Vance Trial: UPDATE | Arkansas Blog

Vance Trial: UPDATE


There are horrors in this world, and one of them was sitting in a clean, well-lit courtroom, listening to a veteran emergency room doctor and a sexual assault examination nurse describe the injuries of KATV anchorwoman Anne Pressly.


Earlier, Anne's mother, Patti Cannady, had described how she found her daughter in her rented house on Club Road in the early morning hours of October 20, 2008, lying in a fetal position on a bed soaked with her own blood. Cannady teared up at least once as she told how she tried to stop her only daughter's bleeding with towels retrieved from the bathroom -- how, when she looked up to pray as EMT's worked to save Anne's life, she saw that the attack had been so brutal that it left flecks of blood on the ceiling.

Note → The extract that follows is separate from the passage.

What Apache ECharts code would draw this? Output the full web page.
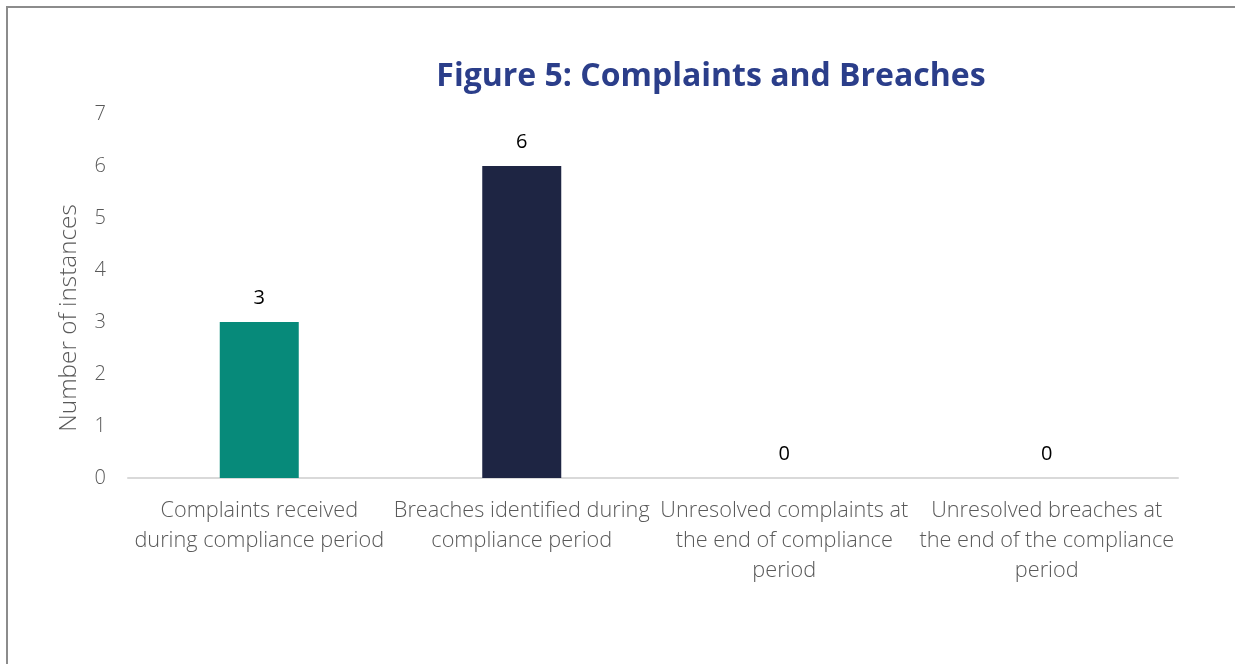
<!DOCTYPE html>
<html lang="en">
<head>
    <meta charset="UTF-8">
    <title>Figure 5</title>
    <script type="text/javascript" src="https://cdn.jsdelivr.net/npm/echarts@6/dist/echarts.min.js"></script>
    <style>
        html, body { margin: 0; padding: 0; background: #fff; overflow: hidden; }
        #charts { position: absolute; left: 0; top: 0; width: 1235px; height: 664px; }
    </style>
</head>
<body>
<div id="charts"></div>
<script>
    // chart data
    var categories = [
        "Complaints received\nduring compliance period",
        "Breaches identified during\ncompliance period",
        "Unresolved complaints at\nthe end of compliance\nperiod",
        "Unresolved breaches at\nthe end of the compliance\nperiod"
    ]
    var values = [3, 6, 0, 0]
    var barColors = ["#078a7a", "#1e2543", "#078a7a", "#1e2543"]
    var yTicks = [0, 1, 2, 3, 4, 5, 6, 7]

    var font = "'Open Sans', sans-serif"
    var chart = echarts.init(document.getElementById("charts"), null, {renderer: 'canvas'})
    chart.setOption({
        animation: false,
        // outer frame (only left and top edges show in the picture)
        graphic: [
            {type: 'polyline', silent: true, shape: {points: [[7, 664], [7, 7], [1235, 7]]},
             style: {stroke: "#8c8c8c", lineWidth: 2, fill: null}}
        ],
        title: {
            text: "Figure 5: Complaints and Breaches",
            left: 706, top: 56, textAlign: 'center',
            textStyle: {color: "#2b3e8a", fontSize: 32, fontWeight: 'bold', fontFamily: font}
        },
        grid: {left: 128, right: 57, top: 114, bottom: 186, containLabel: false},
        xAxis: {
            type: 'category',
            data: categories,
            axisLine: {lineStyle: {color: "#d9d9d9", width: 2}},
            axisTick: {show: false},
            axisLabel: {color: "#595959", fontSize: 21.7, fontWeight: 300, lineHeight: 30, margin: 18, fontFamily: font, interval: 0}
        },
        yAxis: {
            type: 'value',
            min: yTicks[0], max: yTicks[yTicks.length - 1], interval: 1,
            name: "Number of instances",
            nameLocation: 'middle', nameGap: 47, nameRotate: 90,
            nameTextStyle: {color: "#595959", fontSize: 24.3, fontWeight: 300, fontFamily: font, padding: [0, 44, 0, 0]},
            splitLine: {show: false},
            axisLine: {show: false},
            axisTick: {show: false},
            axisLabel: {color: "#595959", fontSize: 20, fontWeight: 300, margin: 22, fontFamily: font}
        },
        series: [{
            type: 'bar',
            barWidth: 79,
            data: values.map(function (v, i) {
                return {value: v, itemStyle: {color: barColors[i]}}
            }),
            label: {show: true, position: 'top', distance: 14, color: "#000", fontSize: 20, fontFamily: font}
        }]
    })
</script>
</body>
</html>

St. Vincent Infirmary ER doctor Theresa McBride and Carla Jackson, a Sexual Assault Nurse Examiner, took the description of Pressly's injuries where a mother's mind would not allow itself to tread, and their account was -- in a word --  horrific.

Jackson, who examined Pressly for signs of rape as doctors worked to stabilize her, testified that Pressly's face and scalp bore signs of "massive trauma." Jackson said that there was a half-centimeter tear to the skin between Pressly's vagina and anus, which she said can be indicitive that a forcible rape has occurred.

McBride, an emergency room physician who has taught emergency medicine at UAMS, said that she was surprised that Pressly even made it to the hospital. When she first saw her, McBride said, Pressly was, "laying in a pool of blood on the gurney... She did not have a recognizable human face."

McBride testified that when she tried to put a tube down Pressly's throat to help her breathe, she found that the bones in Pressly's face were so shattered that they moved under the skin. Pressly's hair was matted with blood to the point that McBride said she first took her to be a redhead. Her nose was crushed beyond recognition. What McBride first took to be a laceration to Pressly's neck was actually her dislocated jaw, which had collapsed down onto her throat.

Given the chance to cross-examine McBride and Jackson, defense attorneys for defendant Curtis Vance gave the impression of grasping at straws, with attorney Katherine Streett seizing on the fact that McBride is a Doctor of Osteopathy, not an M.D., and questioning Jackson over the fact that she couldn't remember if she'd used one swab or two to collect evidence from Pressly's body. McBride countered that the D.O. and the M.D. degrees are recognized by medical licensing bodies as "equivalent degrees."  

Testimony resumes tomorrow at 9:30 a.m.